PROBLEM.
Leave out the pictures and transcribe everything else exactly.

SUPPLIED DATA.
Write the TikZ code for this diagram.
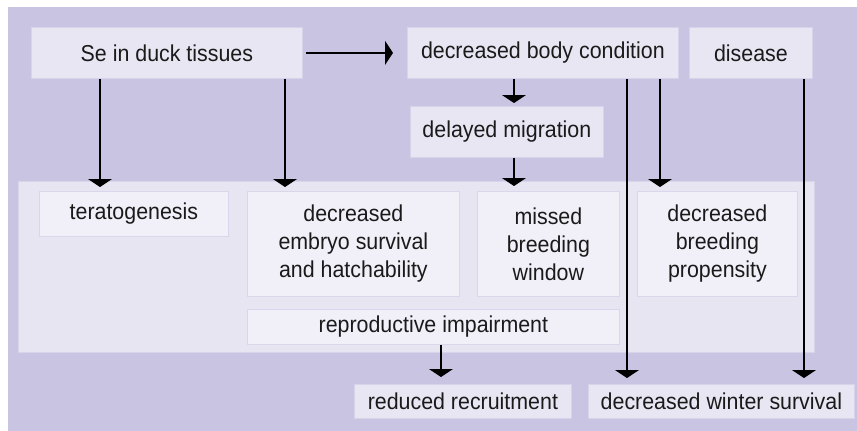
\documentclass[tikz,border=0pt]{standalone}
\usepackage{fontspec}
\setmainfont{Liberation Sans}[FakeStretch=0.93]
\usetikzlibrary{arrows.meta}
\definecolor{bgc}{HTML}{C8C4E1}
\definecolor{topfill}{HTML}{E8E6F3}
\definecolor{topline}{HTML}{D6D3EA}
\definecolor{panelfill}{HTML}{E7E5F2}
\definecolor{panelline}{HTML}{D8D5EB}
\definecolor{innerfill}{HTML}{F1F0F8}
\definecolor{innerline}{HTML}{DAD7EC}
\definecolor{txt}{HTML}{1A1A1A}
\tikzset{
  x=1pt, y=-1pt,
  box/.style={rectangle, anchor=north west, inner sep=0pt, align=center,
    text=txt, font=\fontsize{23}{28}\selectfont},
  topbox/.style={box, fill=topfill, draw=topline, line width=0.8pt},
  innerbox/.style={box, fill=innerfill, draw=innerline, line width=0.8pt},
  arr/.style={line width=1.3pt, draw=black, -{Triangle[width=24pt,length=8pt]}},
}
\begin{document}
\begin{tikzpicture}
\useasboundingbox (0,0) rectangle (857,431);
\fill[bgc] (8,7) rectangle (857,431);
% panel
\node[box, fill=panelfill, draw=panelline, line width=0.8pt, minimum width=796pt, minimum height=171pt] (panel) at (18,181) {};
% top boxes
\node[topbox, minimum width=271pt, minimum height=51pt] (se) at (31,27) {Se in duck tissues};
\node[topbox, minimum width=271pt, minimum height=51pt] (dbc) at (407,27) {decreased body condition};
\node[topbox, minimum width=123pt, minimum height=51pt] (dis) at (689,27) {disease};
\node[topbox, minimum width=193pt, minimum height=51pt] (mig) at (410,106) {delayed migration};
% inner boxes
\node[innerbox, minimum width=189pt, minimum height=45pt] (tera) at (39,191) {teratogenesis};
\node[innerbox, minimum width=212pt, minimum height=105pt] (emb) at (247,191) {decreased\\embryo survival\\and hatchability};
\node[innerbox, minimum width=142pt, minimum height=105pt] (miss) at (477,191) {missed\\breeding\\window};
\node[innerbox, minimum width=160pt, minimum height=105pt] (prop) at (637,191) {decreased\\breeding\\propensity};
\node[innerbox, minimum width=372pt, minimum height=35pt] (rep) at (247,309) {reproductive impairment};
% bottom boxes
\node[topbox, minimum width=217pt, minimum height=34pt] (rec) at (354,384) {reduced recruitment};
\node[topbox, minimum width=266pt, minimum height=34pt] (win) at (588,384) {decreased winter survival};
% x positions of connectors
\coordinate (xa) at (100,0);
\coordinate (xb) at (285,0);
\coordinate (xc) at (514,0);
\coordinate (xd) at (627,0);
\coordinate (xe) at (660,0);
\coordinate (xf) at (804,0);
\coordinate (xg) at (441,0);
% connectors
\draw[arr] ([xshift=3pt]se.east) -- ([xshift=-14pt]dbc.west);
\draw[arr] (se.south -| xa) -- ([yshift=-6pt]panel.north -| xa);
\draw[arr] (se.south -| xb) -- ([yshift=-6pt]panel.north -| xb);
\draw[arr] (dbc.south -| xc) -- ([yshift=3pt]mig.north -| xc);
\draw[arr] (mig.south -| xc) -- ([yshift=-5pt]panel.north -| xc);
\draw[arr] (dbc.south -| xe) -- ([yshift=-6pt]panel.north -| xe);
\draw[arr] (dbc.south -| xd) -- ([yshift=6pt]win.north -| xd);
\draw[arr] (dis.south -| xf) -- ([yshift=6pt]win.north -| xf);
\draw[arr] (rep.south -| xg) -- ([yshift=7pt]rec.north -| xg);
\end{tikzpicture}
\end{document}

OUTPUT BELOW.
Write the TikZ code for this diagram.
\documentclass[tikz,border=0pt]{standalone}
\usepackage{fontspec}
\setmainfont{Liberation Sans}[FakeStretch=0.93]
\usetikzlibrary{arrows.meta}
\definecolor{bgc}{HTML}{C8C4E1}
\definecolor{topfill}{HTML}{E8E6F3}
\definecolor{topline}{HTML}{D6D3EA}
\definecolor{panelfill}{HTML}{E7E5F2}
\definecolor{panelline}{HTML}{D8D5EB}
\definecolor{innerfill}{HTML}{F1F0F8}
\definecolor{innerline}{HTML}{DAD7EC}
\definecolor{txt}{HTML}{1A1A1A}
\tikzset{
  x=1pt, y=-1pt,
  box/.style={rectangle, anchor=north west, inner sep=0pt, align=center,
    text=txt, font=\fontsize{23}{28}\selectfont},
  topbox/.style={box, fill=topfill, draw=topline, line width=0.8pt},
  innerbox/.style={box, fill=innerfill, draw=innerline, line width=0.8pt},
  arr/.style={line width=1.3pt, draw=black, -{Triangle[width=24pt,length=8pt]}},
}
\begin{document}
\begin{tikzpicture}
\useasboundingbox (0,0) rectangle (857,431);
\fill[bgc] (8,7) rectangle (857,431);
% panel
\node[box, fill=panelfill, draw=panelline, line width=0.8pt, minimum width=796pt, minimum height=171pt] (panel) at (18,181) {};
% top boxes
\node[topbox, minimum width=271pt, minimum height=51pt] (se) at (31,27) {Se in duck tissues};
\node[topbox, minimum width=271pt, minimum height=51pt] (dbc) at (407,27) {decreased body condition};
\node[topbox, minimum width=123pt, minimum height=51pt] (dis) at (689,27) {disease};
\node[topbox, minimum width=193pt, minimum height=51pt] (mig) at (410,106) {delayed migration};
% inner boxes
\node[innerbox, minimum width=189pt, minimum height=45pt] (tera) at (39,191) {teratogenesis};
\node[innerbox, minimum width=212pt, minimum height=105pt] (emb) at (247,191) {decreased\\embryo survival\\and hatchability};
\node[innerbox, minimum width=142pt, minimum height=105pt] (miss) at (477,191) {missed\\breeding\\window};
\node[innerbox, minimum width=160pt, minimum height=105pt] (prop) at (637,191) {decreased\\breeding\\propensity};
\node[innerbox, minimum width=372pt, minimum height=35pt] (rep) at (247,309) {reproductive impairment};
% bottom boxes
\node[topbox, minimum width=217pt, minimum height=34pt] (rec) at (354,384) {reduced recruitment};
\node[topbox, minimum width=266pt, minimum height=34pt] (win) at (588,384) {decreased winter survival};
% x positions of connectors
\coordinate (xa) at (100,0);
\coordinate (xb) at (285,0);
\coordinate (xc) at (514,0);
\coordinate (xd) at (627,0);
\coordinate (xe) at (660,0);
\coordinate (xf) at (804,0);
\coordinate (xg) at (441,0);
% connectors
\draw[arr] ([xshift=3pt]se.east) -- ([xshift=-14pt]dbc.west);
\draw[arr] (se.south -| xa) -- ([yshift=-6pt]panel.north -| xa);
\draw[arr] (se.south -| xb) -- ([yshift=-6pt]panel.north -| xb);
\draw[arr] (dbc.south -| xc) -- ([yshift=3pt]mig.north -| xc);
\draw[arr] (mig.south -| xc) -- ([yshift=-5pt]panel.north -| xc);
\draw[arr] (dbc.south -| xe) -- ([yshift=-6pt]panel.north -| xe);
\draw[arr] (dbc.south -| xd) -- ([yshift=6pt]win.north -| xd);
\draw[arr] (dis.south -| xf) -- ([yshift=6pt]win.north -| xf);
\draw[arr] (rep.south -| xg) -- ([yshift=7pt]rec.north -| xg);
\end{tikzpicture}
\end{document}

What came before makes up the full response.